Il y va fort, Léon Richard. Lui-même typographe à Lyon, il « estim[e] qu’il est préférable pour les imprimeurs de […] prendre [les correcteurs] parmi leurs typographes ». En effet, « le compositeur devenu typographe est flatté de cette marque de confiance, son amour-propre est satisfait. Cela l’engage à faire tout ce qui est en son pouvoir pour livrer un travail aussi parfait que possible ». Tandis que le correcteur lettré… je vous laisse découvrir en quels termes choisis il en parle.
Correcteurs, Corrections
Les correcteurs pris en dehors de la typographie sont trop souvent des déclassés1, assez prétentieux, mécontents de leur situation sociale, croyant tout connaître et n’avant aucune notion pratique de la composition.
Leurs grandes capacités leur font laisser sans sanction les incorrections techniques, les coquilles, les caractères mélangés, les petites fautes d’orthographe, etc… Ces correcteurs s’attachent à vouloir corriger les auteurs dans leur style et dans leur doctrine parfois ; ils ne parlent que syntaxe et étymologie…
Cependant, nous devons à la vérité de dire que quelques-uns, et ils sont rares, se familiarisent bénévolement avec la typographie, qu’ils s’assimilent assez pratiquement après un stage fait à la casse pendant quelques mois ; mais, la plus grande partie des correcteurs, pris en dehors de la typographie, a souvent plus de prétentions que de capacités comme correcteur : aussi la fonction de correcteur n’est-elle pour eux qu’une position d’attente, un pis-aller…
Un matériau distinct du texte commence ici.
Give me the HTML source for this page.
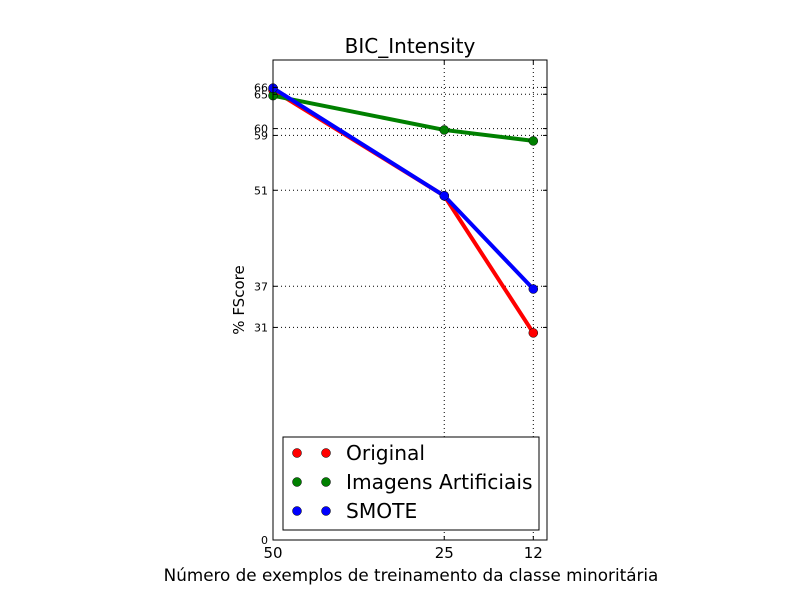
<!DOCTYPE html>
<html><head><meta charset="utf-8"><style>
body{margin:0;background:#fff;}
svg text{font-family:"DejaVu Sans","Liberation Sans",sans-serif;}
</style></head><body>
<svg id="chart" width="800" height="600" xmlns="http://www.w3.org/2000/svg">
<rect width="800" height="600" fill="#fff"/>
<text x="410" y="53" font-size="20" text-anchor="middle">BIC_Intensity</text>
<g id="grid"></g>
<g id="series"></g>
<rect x="273" y="60" width="274" height="480" fill="none" stroke="#000" stroke-width="1"/>
<g id="axes"></g>
<text x="244" y="300" font-size="15" text-anchor="middle" transform="rotate(-90 244 300)">% FScore</text>
<text x="411" y="581" font-size="16.8" text-anchor="middle">Número de exemplos de treinamento da classe minoritária</text>
<g>
<rect x="283" y="437" width="256" height="93" fill="#fff" stroke="#000" stroke-width="1"/>
<g><circle cx="297" cy="453" r="4.5" fill="red" stroke="#000" stroke-width="0.5"/><circle cx="326" cy="453" r="4.5" fill="red" stroke="#000" stroke-width="0.5"/><text x="346" y="460" font-size="20.2">Original</text></g>
<g><circle cx="297" cy="482" r="4.5" fill="green" stroke="#000" stroke-width="0.5"/><circle cx="326" cy="482" r="4.5" fill="green" stroke="#000" stroke-width="0.5"/><text x="346" y="489" font-size="20.2">Imagens Artificiais</text></g>
<g><circle cx="297" cy="511" r="4.5" fill="blue" stroke="#000" stroke-width="0.5"/><circle cx="326" cy="511" r="4.5" fill="blue" stroke="#000" stroke-width="0.5"/><text x="346" y="518" font-size="20.2">SMOTE</text></g>
</g>
</svg>
<script>
const categories=[50,25,12];
const original=[65.6,50.2,30.2];
const artificiais=[64.8,59.8,58.2];
const smote=[65.9,50.2,36.6];
const yTicks=[0,31,37,51,59,60,65,66];
const xTicks=[50,25,12];
const NS="http://www.w3.org/2000/svg";
const L=273,R=547,T=60,B=540;
function xs(v){return L+(50-v)/(50-10)*(R-L);}
function ys(v){return B-v/70*(B-T);}
function mk(tag,attrs,parent){const e=document.createElementNS(NS,tag);for(const k in attrs)e.setAttribute(k,attrs[k]);parent.appendChild(e);return e;}
const grid=document.getElementById('grid'),axes=document.getElementById('axes'),ser=document.getElementById('series');
yTicks.forEach(v=>{const y=ys(v);
 const g=mk('line',{x1:L,x2:R,y1:y,y2:y,stroke:'#000','stroke-dasharray':'1,3','stroke-width':1},grid);
 
 
 mk('line',{x1:L,x2:L+4,y1:y,y2:y,stroke:'#000'},axes);
 mk('line',{x1:R-4,x2:R,y1:y,y2:y,stroke:'#000'},axes);
 const t=mk('text',{x:L-5,y:y+4,'font-size':11,'text-anchor':'end'},axes);t.textContent=v;
 
 
});
xTicks.forEach(v=>{const x=xs(v);
 const g=mk('line',{x1:x,x2:x,y1:T,y2:B,stroke:'#000','stroke-dasharray':'1,3','stroke-width':1},grid);
 
 
 mk('line',{x1:x,x2:x,y1:B,y2:B-4,stroke:'#000'},axes);
 mk('line',{x1:x,x2:x,y1:T,y2:T+4,stroke:'#000'},axes);
 const t=mk('text',{x:x,y:B+18,'font-size':15,'text-anchor':'middle'},axes);t.textContent=v;
 
 
});
[[original,'red','original'],[artificiais,'green','imagens-artificiais'],[smote,'blue','smote']].forEach(([d,c,n])=>{
 const pts=d.map((v,i)=>xs(categories[i])+','+ys(v)).join(' ');
 const p=mk('polyline',{points:pts,fill:'none',stroke:c,'stroke-width':4},ser);
 
 
 d.forEach((v,i)=>{const m=mk('circle',{cx:xs(categories[i]),cy:ys(v),r:4.5,fill:c,stroke:'#000','stroke-width':0.5},ser);
  
  });
});
</script>
</body></html>
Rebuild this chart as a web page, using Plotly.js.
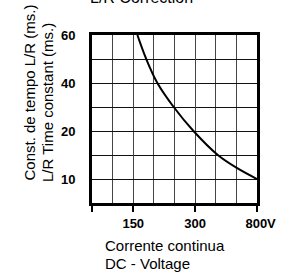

[…] Le lettré qui échoue comme correcteur subit plutôt sa profession qu’il ne l’adopte, il cherche toujours après une situation plus digne de sa science. Parfois, ne trouvant pas dans la fonction de correcteur les ressources nécessaires à ses besoins, il finit par s’aigrir et en vient alors à négliger complètement sa lecture.
[…] Malheureusement, le correcteur est bien souvent le pelé, le galeux2 de nos imprimeries, et on ne lui rend guère justice de la responsabilité qui lui incombe. On feint de ne voir en lui qu’un mangeur de bénéfices, un frais-généraux3, ne produisant rien : quand, au contraire, il évite bien des malfaçons. La fonction de correcteur est l’une des plus ingrates de l’imprimerie. On lui tient rigueur de quelques erreurs peu importantes, cependant bien excusable, étant donné la quantité d’épreuves qu’il a à lire, et on ne lui sait aucun gré des nombreux bouillons qu’il prévient. Parfois, le prote lui fait la vie dure et le traite en ennemi. Cela lui rend le caractère ombrageux…
[…] Nous terminons cet article en répétant qu’il y a tout intérêt pour les imprimeurs à former comme correcteurs des compositeurs capables et intelligents plutôt que de prendre des bacheliers ou autres licenciés besogneux, ayant parfois commis des erreurs qui leur ferment d’autres carrières. Il sera difficile à ceux-ci de faire de bons correcteurs, notamment en ce qui concerne la bonne exécution typographique des travaux, leur compétence dans les questions professionnelles étant nulle. Ces savants peuvent trouver ailleurs des situations plus en rapport avec la science qu’ils possèdent et les besoins matériels qu’elle réclame. La rémunération des correcteurs étant souvent inférieure au salaire de bien des typographes.
Léon Richard.
Le Courrier du livre (organe spécial du Syndicat des industries du livre), [revue mensuelle, 1899-1940], no 137, 1er décembre 1904.
- Déclassé est un qualificatif souvent accolé au correcteur, de la fin du xixe siècle au début du xxe siècle, depuis qu’Eugène Boutmy, lui-même correcteur, l’a « lancé » en 1866. Voir De savoureux portraits de correcteurs et Pourquoi le correcteur est-il un déclassé ? (1884).
- Voir aussi le mot paria dans La Démocratie (1914) ou chez Paul Bodier (1936).
- Dans les années 1910, on rencontre aussi le mot grève-budget.